For the National Touring Series—Sprint Cup, Nationwide, and Camping World Truck—NASCAR has always incorporated a complete windshield mounted in a steel frame to protect the driver. As the personal safety equipment in NASCAR has progressed, so too has the windshield.
While normal on-track debris can include trash such as paper, dirt, rubber, and insects, it can also include larger, denser pieces of debris. These pieces of debris are occasionally the result of on-track incidents involving contact between vehicles and/or the track retaining walls. Examples of possible types of debris from these incidents include wheel assemblies, body panels such as hoods or decklids, rear coil springs, or pieces of broken brake rotors.
Much effort has been focused on retaining these types of components. NASCAR requires that each National Touring Series vehicle be equipped with tether systems to reduce the risk of debris detaching from the vehicles.

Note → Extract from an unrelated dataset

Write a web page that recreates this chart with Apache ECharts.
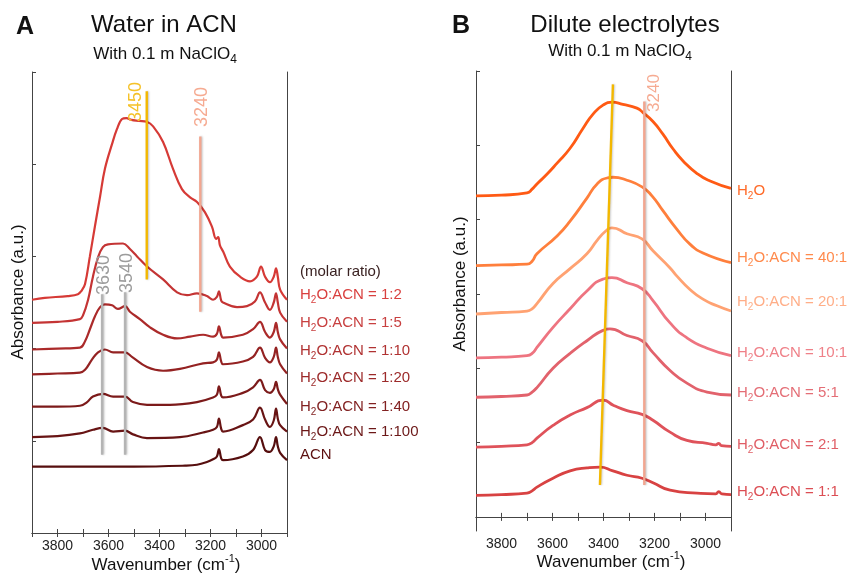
<!DOCTYPE html>
<html><head><meta charset="utf-8">
<script src="https://cdn.jsdelivr.net/npm/echarts@6/dist/echarts.min.js"></script>
<style>html,body{margin:0;padding:0;background:#fff}#c{width:852px;height:575px}</style>
</head><body><div id="c"></div>
<script>
// ---------- axis ticks ----------
const xTickLabels = [3800, 3600, 3400, 3200, 3000];
const yTicksB = [0, 1, 2, 3, 4, 5, 6];

// ---------- Panel A: water in ACN (offset spectra, a.u.) ----------
const namesA = ['1:2', '1:5', '1:10', '1:20', '1:40', '1:100', 'ACN'];
const specA_1_2 = [[3900,2.53],[3850,2.55],[3760,2.57],[3720,2.59],[3705,2.63],[3692,2.70],[3673,3.00],[3653,3.33],[3633,3.65],[3614,3.95],[3586,4.22],[3567,4.38],[3547,4.49],[3530,4.50],[3510,4.48],[3480,4.47],[3450,4.46],[3425,4.41],[3386,4.24],[3347,3.95],[3312,3.73],[3280,3.64],[3253,3.59],[3222,3.48],[3194,3.32],[3178,3.19],[3170,3.21],[3163,3.12],[3150,3.05],[3124,2.89],[3084,2.78],[3045,2.73],[3018,2.78],[3002,2.89],[2986,2.78],[2967,2.72],[2952,2.78],[2943,2.87],[2936,2.78],[2927,2.64],[2900,2.53]];
const specA_1_5 = [[3900,2.28],[3800,2.29],[3712,2.32],[3700,2.36],[3680,2.53],[3661,2.78],[3641,2.99],[3622,3.10],[3602,3.13],[3543,3.14],[3516,3.08],[3488,3.00],[3449,2.89],[3386,2.75],[3331,2.61],[3292,2.58],[3253,2.60],[3214,2.57],[3190,2.53],[3175,2.56],[3167,2.62],[3158,2.52],[3151,2.50],[3096,2.45],[3057,2.46],[3026,2.51],[3006,2.61],[2986,2.50],[2967,2.42],[2952,2.50],[2943,2.60],[2936,2.50],[2927,2.39],[2900,2.29]];
const specA_1_10 = [[3900,1.99],[3800,2.00],[3712,2.01],[3692,2.08],[3673,2.21],[3653,2.35],[3633,2.45],[3614,2.48],[3586,2.47],[3563,2.43],[3535,2.46],[3516,2.40],[3477,2.32],[3437,2.23],[3386,2.15],[3331,2.11],[3280,2.13],[3229,2.15],[3190,2.13],[3175,2.16],[3167,2.24],[3158,2.15],[3151,2.12],[3073,2.15],[3033,2.21],[3006,2.29],[2986,2.18],[2967,2.12],[2952,2.18],[2943,2.28],[2936,2.18],[2927,2.10],[2900,2.00]];
const specA_1_20 = [[3900,1.72],[3800,1.73],[3712,1.74],[3692,1.77],[3665,1.88],[3641,1.96],[3614,1.99],[3582,1.96],[3555,1.96],[3535,1.96],[3508,1.91],[3449,1.80],[3386,1.76],[3320,1.78],[3229,1.84],[3190,1.85],[3175,1.88],[3167,1.96],[3158,1.86],[3151,1.83],[3073,1.86],[3033,1.91],[3006,2.01],[2986,1.90],[2967,1.85],[2952,1.91],[2943,2.01],[2936,1.91],[2927,1.83],[2900,1.73]];
const specA_1_40 = [[3900,1.37],[3800,1.37],[3712,1.38],[3684,1.42],[3661,1.48],[3622,1.51],[3582,1.48],[3535,1.48],[3504,1.42],[3449,1.39],[3359,1.39],[3253,1.42],[3190,1.47],[3175,1.50],[3167,1.59],[3158,1.49],[3151,1.47],[3073,1.52],[3033,1.58],[3006,1.66],[2986,1.55],[2967,1.52],[2952,1.56],[2943,1.64],[2936,1.56],[2927,1.50],[2900,1.40]];
const specA_1_100 = [[3900,1.04],[3800,1.05],[3712,1.08],[3661,1.12],[3622,1.14],[3582,1.10],[3535,1.11],[3504,1.07],[3449,1.03],[3320,1.04],[3229,1.09],[3190,1.12],[3175,1.15],[3167,1.24],[3158,1.13],[3151,1.10],[3073,1.17],[3033,1.23],[3006,1.36],[2986,1.23],[2967,1.15],[2952,1.22],[2943,1.35],[2936,1.24],[2927,1.17],[2900,1.10]];
const specA_ACN = [[3900,0.72],[3700,0.72],[3500,0.72],[3300,0.73],[3253,0.74],[3214,0.77],[3190,0.80],[3175,0.83],[3167,0.91],[3158,0.81],[3151,0.79],[3073,0.83],[3033,0.90],[3006,1.04],[2986,0.90],[2967,0.88],[2952,0.94],[2943,1.04],[2936,0.94],[2927,0.87],[2900,0.79]];
const specA = [specA_1_2, specA_1_5, specA_1_10, specA_1_20, specA_1_40, specA_1_100, specA_ACN];

// marker lines panel A: wavenumber, [y start, y end]
const markA_wn = [3450, 3240, 3625, 3535];
const markA_y = [[2.75, 4.79], [2.40, 4.30], [0.85, 2.59], [0.85, 2.61]];

// ---------- Panel B: dilute electrolytes ----------
const namesB = ['H2O', '40:1', '20:1', '10:1', '5:1', '2:1', '1:1'];
const specB_H2O = [[3900,4.32],[3800,4.33],[3700,4.36],[3680,4.41],[3661,4.48],[3622,4.61],[3582,4.76],[3531,4.96],[3480,5.23],[3441,5.42],[3402,5.54],[3367,5.58],[3324,5.55],[3269,5.50],[3245,5.44],[3206,5.32],[3167,5.15],[3127,4.95],[3088,4.79],[3033,4.62],[2982,4.52],[2900,4.42]];
const specB_40 = [[3900,3.38],[3800,3.39],[3700,3.40],[3680,3.44],[3661,3.54],[3582,3.78],[3531,3.98],[3465,4.29],[3425,4.48],[3386,4.56],[3363,4.57],[3308,4.53],[3249,4.44],[3210,4.32],[3167,4.12],[3112,3.87],[3061,3.67],[3010,3.55],[2900,3.42]];
const specB_20 = [[3900,2.73],[3800,2.75],[3700,2.77],[3680,2.80],[3661,2.87],[3598,3.14],[3531,3.34],[3465,3.54],[3425,3.72],[3390,3.85],[3367,3.89],[3308,3.81],[3249,3.74],[3206,3.58],[3139,3.35],[3112,3.24],[3061,3.06],[3010,2.93],[2955,2.84],[2900,2.77]];
const specB_10 = [[3900,2.14],[3800,2.15],[3700,2.17],[3680,2.20],[3661,2.28],[3598,2.55],[3531,2.80],[3465,3.04],[3402,3.20],[3367,3.22],[3308,3.15],[3249,3.07],[3206,2.91],[3139,2.61],[3073,2.41],[2994,2.27],[2900,2.17]];
const specB_5 = [[3900,1.61],[3800,1.62],[3700,1.64],[3680,1.68],[3661,1.74],[3598,2.00],[3531,2.20],[3465,2.37],[3402,2.51],[3375,2.53],[3308,2.44],[3249,2.37],[3206,2.21],[3139,1.97],[3073,1.80],[2994,1.68],[2900,1.64]];
const specB_2 = [[3900,0.94],[3800,0.95],[3700,0.97],[3680,1.00],[3661,1.06],[3598,1.23],[3531,1.37],[3465,1.47],[3402,1.57],[3360,1.50],[3308,1.43],[3249,1.38],[3206,1.30],[3139,1.14],[3073,1.03],[2994,0.99],[2960,0.97],[2948,0.99],[2938,0.96],[2900,0.95]];
const specB_1 = [[3900,0.29],[3800,0.30],[3700,0.32],[3680,0.35],[3661,0.40],[3598,0.52],[3531,0.62],[3465,0.66],[3414,0.67],[3363,0.62],[3308,0.56],[3249,0.52],[3206,0.46],[3139,0.36],[3033,0.32],[2960,0.31],[2948,0.34],[2936,0.31],[2900,0.30]];
const specB = [specB_H2O, specB_40, specB_20, specB_10, specB_5, specB_2, specB_1];

// marker lines panel B
const markB_yellow = [[3363, 5.82], [3414, 0.43]];
const markB_3240 = [[3240, 5.59], [3240, 0.43]];

// ---------- styles ----------
const FONT = '"Liberation Sans", Arial, "DejaVu Sans", sans-serif';
const colA = ['#d63a36', '#c43434', '#ab2a2a', '#942222', '#7c1a1a', '#681414', '#560e0e'];
const colAtext = ['#d9403f', '#c84040', '#b03232', '#9c2a2a', '#822222', '#6c1818', '#5c1010'];
const colB = ['#ff5a14', '#ff7f3c', '#ffa272', '#ee7480', '#e2626c', '#df525a', '#d84242'];
const colBtext = ['#ff6a28', '#ff8a4c', '#ffae88', '#ef8088', '#e46e76', '#e05e66', '#dc4e54'];

const chart = echarts.init(document.getElementById('c'), null, {renderer: 'canvas'});

function xAx(grid, pos) {
  return {
    type: 'value', gridIndex: grid, position: pos, min: 2900, max: 3900, interval: 100, inverse: true,
    axisLine: {show: true, lineStyle: {color: '#444', width: 1}},
    axisTick: {show: true, inside: true, length: 4, lineStyle: {color: '#444'}},
    splitLine: {show: false},
    axisLabel: pos === 'bottom' ? {
      show: true, margin: 6, fontSize: 14, color: '#222', fontFamily: FONT,
      formatter: v => xTickLabels.indexOf(v) >= 0 ? String(v) : ''
    } : {show: false}
  };
}
function yAx(grid, pos, min, max, interval, custom) {
  const o = {
    type: 'value', gridIndex: grid, position: pos, min: min, max: max,
    axisLine: {show: true, lineStyle: {color: '#444', width: 1}},
    axisTick: {show: pos === 'left', inside: true, length: 4, lineStyle: {color: '#444'}},
    axisLabel: {show: false}, splitLine: {show: false}
  };
  if (interval) o.interval = interval;
  if (custom) o.axisTick.customValues = custom;
  return o;
}

const series = [];
specA.forEach((d, i) => series.push({
  type: 'line', xAxisIndex: 0, yAxisIndex: 0, data: d, showSymbol: false, smooth: 0.4,
  lineStyle: {color: colA[i], width: 2.2}, z: 3, silent: true
}));
specB.forEach((d, i) => series.push({
  type: 'line', xAxisIndex: 2, yAxisIndex: 2, data: d, showSymbol: false, smooth: 0.55,
  lineStyle: {color: colB[i], width: 2.8}, z: 3, silent: true
}));
const markColA = ['#f3b800', '#f2a690', '#b4b4b4', '#b4b4b4'];
markA_wn.forEach((wn, i) => series.push({
  type: 'line', xAxisIndex: 0, yAxisIndex: 0, showSymbol: false,
  data: [[wn, markA_y[i][0]], [wn, markA_y[i][1]]],
  lineStyle: {color: markColA[i], width: 2.4, shadowColor: 'rgba(0,0,0,0.25)', shadowBlur: 2, shadowOffsetX: 1},
  z: 4, silent: true
}));
series.push({
  type: 'line', xAxisIndex: 2, yAxisIndex: 2, showSymbol: false, data: markB_yellow,
  lineStyle: {color: '#f3b800', width: 2.4, shadowColor: 'rgba(0,0,0,0.2)', shadowBlur: 2, shadowOffsetX: 1}, z: 5, silent: true
});
series.push({
  type: 'line', xAxisIndex: 2, yAxisIndex: 2, showSymbol: false, data: markB_3240,
  lineStyle: {color: '#f2a690', width: 2.4, shadowColor: 'rgba(0,0,0,0.25)', shadowBlur: 2, shadowOffsetX: 1}, z: 4, silent: true
});

// ---------- text helpers ----------
function subText(main, x, y, fs, color, align) {
  return {
    type: 'text', x: x, y: y, z: 10, silent: true,
    style: {
      text: main, fontFamily: FONT, fill: color, align: align || 'left', verticalAlign: 'middle',
      rich: {
        m: {fontSize: fs, fontFamily: FONT, fill: color, lineHeight: Math.round(fs * 1.4)},
        s: {fontSize: Math.round(fs * 0.68), fontFamily: FONT, fill: color, lineHeight: Math.round(fs * 0.68), verticalAlign: 'bottom'},
        u: {fontSize: Math.round(fs * 0.62), fontFamily: FONT, fill: color, lineHeight: Math.round(fs * 0.62), verticalAlign: 'top'}
      }
    }
  };
}
function ratioLabel(name) {
  if (name === 'ACN') return '{m|ACN}';
  if (name === 'H2O') return '{m|H}{s|2}{m|O}';
  return '{m|H}{s|2}{m|O:ACN = ' + name + '}';
}
function plain(t, x, y, fs, color, align, extra) {
  return Object.assign({type: 'text', x: x, y: y, z: 10, silent: true,
    style: {text: t, fontSize: fs, fontFamily: FONT, fill: color, align: align, verticalAlign: 'middle'}}, extra || {});
}

const graphics = [];
graphics.push(plain('A', 16, 27, 25, '#111', 'left', {style: {text: 'A', fontSize: 25, fontWeight: 'bold', fontFamily: FONT, fill: '#111', align: 'left', verticalAlign: 'middle'}}));
graphics.push(plain('B', 452, 26, 25, '#111', 'left', {style: {text: 'B', fontSize: 25, fontWeight: 'bold', fontFamily: FONT, fill: '#111', align: 'left', verticalAlign: 'middle'}}));
graphics.push(plain('Water in ACN', 164, 25, 24, '#111', 'center'));
graphics.push(plain('Dilute electrolytes', 625, 25, 24, '#111', 'center'));
graphics.push(subText('{m|With 0.1 m NaClO}{s|4}', 165, 54, 17, '#111', 'center'));
graphics.push(subText('{m|With 0.1 m NaClO}{s|4}', 620, 51, 17, '#111', 'center'));

// axis names
graphics.push(subText('{m|Wavenumber (cm}{u|-1}{m|)}', 166, 565, 17, '#111', 'center'));
graphics.push(subText('{m|Wavenumber (cm}{u|-1}{m|)}', 611, 562, 17, '#111', 'center'));
graphics.push(plain('Absorbance (a.u.)', 18, 292, 17, '#111', 'center', {rotation: Math.PI / 2}));
graphics.push(plain('Absorbance (a.u.)', 460, 284, 17, '#111', 'center', {rotation: Math.PI / 2}));

// series labels
graphics.push(plain('(molar ratio)', 300, 272, 15, '#3a2222', 'left'));
const labYA = [295, 323, 351, 378, 407, 432, 455];
namesA.forEach((n, i) => graphics.push(subText(ratioLabel(n), 300, labYA[i], 15, colAtext[i])));
const labYB = [191, 258, 302, 353, 393, 445, 492];
namesB.forEach((n, i) => graphics.push(subText(ratioLabel(n), 737, labYB[i], 15, colBtext[i])));

// marker value labels (rotated)
const R = {rotation: Math.PI / 2};
graphics.push(plain('3450', 136, 102, 18, '#f5c22a', 'center', R));
graphics.push(plain('3240', 202, 107, 18, '#f6ab92', 'center', R));
graphics.push(plain('3630', 104, 275, 18, '#9c9c9c', 'center', R));
graphics.push(plain('3540', 127, 273, 18, '#9c9c9c', 'center', R));
graphics.push(plain('3240', 654, 93, 17, '#f6ab92', 'center', R));

chart.setOption({
  animation: false,
  backgroundColor: '#fff',
  grid: [
    {left: 32, top: 72, width: 255, height: 461},
    {left: 476, top: 71, width: 255, height: 460}
  ],
  xAxis: [xAx(0, 'bottom'), xAx(0, 'top'), xAx(1, 'bottom'), xAx(1, 'top')],
  yAxis: [
    yAx(0, 'left', 0, 5, 1), yAx(0, 'right', 0, 5, 1),
    yAx(1, 'left', -0.19, 6, null, yTicksB), yAx(1, 'right', -0.19, 6, null, null)
  ],
  series: series,
  graphic: graphics
});
</script></body></html>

Specifically, each front wheel assembly is tethered to the vehicle chassis with redundant front spindle tethers. Redundant tether assemblies are also required on the hoods and decklids. When used, items such as onboard television broadcast cameras located in the rear vehicle fascia are tethered to the vehicle chassis. Rear coil springs are tethered between the chassis and rear axle.
However, some types of debris cannot be secured to the chassis in this manner, such as broken pieces of brake rotor. Further, debris such as full aluminum beverage cans, originating from spectator areas, and birds may pose potential strike hazards to the windshields.
While no driver injuries have been suffered from debris striking the windshield, an opportunity for improvement was identified, pursued, and implemented for the 2013 NASCAR racing season. (A paper on this topic will be presented April 17 as part of the "Motorsports Engineering [Part 1 of 2]" technical session at the SAE 2013 World Congress in Detroit.)
From 2000 through 2012, NASCAR vehicles were required to use a hard-coated polycarbonate windshield of 0.25 in (6.35 mm) thickness.
While standardized impact testing protocols are available, an adapted version, specifically designed to analyze the challenges presented in motorsports, was developed. Ballistic testing of the baseline and new laminate prototype windshields was conducted.
The test windshields were stationary, and test projectiles were propelled at the windshields using compressed air. Windshields were tested when installed in both actual vehicle windshield beds as well as in a rigid windshield bed test fixture.
Full aluminum beverage cans were propelled at the baseline monolithic windshields at 200 mph (293.3 fps). These windshields were installed in a 2011 NASCAR Sprint Cup car and a 2011 NASCAR Camping World Truck.
During testing it was observed that the can tumbled significantly prior to impact with the windshields. It was also noted that the cans ruptured within the first millisecond of contact with the windshields, prompting immediate venting of their fluid mass. None of the aluminum beverage can tests resulted in passage of projectile shrapnel or liquid into the interior of the vehicles. However, the baseline monolithic polycarbonate windshields suffered fractures in all tests.
For steel projectile ballistic testing, a rigid steel windshield frame was constructed to serve as a testbed. This fixture allowed for quick angle adjustments and was robust enough for repeated tests.
The projectile used for this testing was a solid steel slug made from nominal 1.25-in (31.8-mm) outer diameter mild carbon steel bar stock. Slugs were saw-cut to 2.5 in (63.5 mm) length. The striking end of each slug was then faced in a lathe, prior to weighing. Slugs used for the testing weighed 0.86 lb (0.39 kg). At 200 mph, the test slug had 1148.8 ft·lb (1557.6 J) of kinetic energy. This projectile was intended to represent broken pieces of brake rotor and other metallic debris.
The windshield frame was oriented to position the test windshields at 37° from horizontal. Both the monolithic and laminate windshields were tested. All test windshields had a single layer of Mylar tear-off applied.
The steel projectile passed through the monolithic windshield but did not pass through the laminate windshield. Analysis of the high-speed video reveals that the steel projectile was traveling at 110 fps after passing through the monolithic windshield. This equates to 161.6 ft·lb (219.1 J) of kinetic energy. While the monolithic windshield allowed the projectile to pass through it, the projectile kinetic energy was reduced by more than seven times. As a result of testing, the laminate windshield is being implemented for 2013 NASCAR vehicles.
Simply increasing the thickness of a single-layer monolithic polycarbonate windshield is feasible only to a point. Acceptable optical clarity becomes increasingly more difficult to achieve as material thickness increases. Secondly, as the windshield weight increases, more emphasis must be placed on windshield retention.
The laminate test windshield was also evaluated by the NASCAR Track Services team to ensure no new extrication equipment or procedures would be necessary. Test cuts of the laminate windshield were successfully conducted using existing extrication saws.
This article is based on SAE International technical paper 2013-01-0801 by John Patalak and Thomas Gideon, both of NASCAR.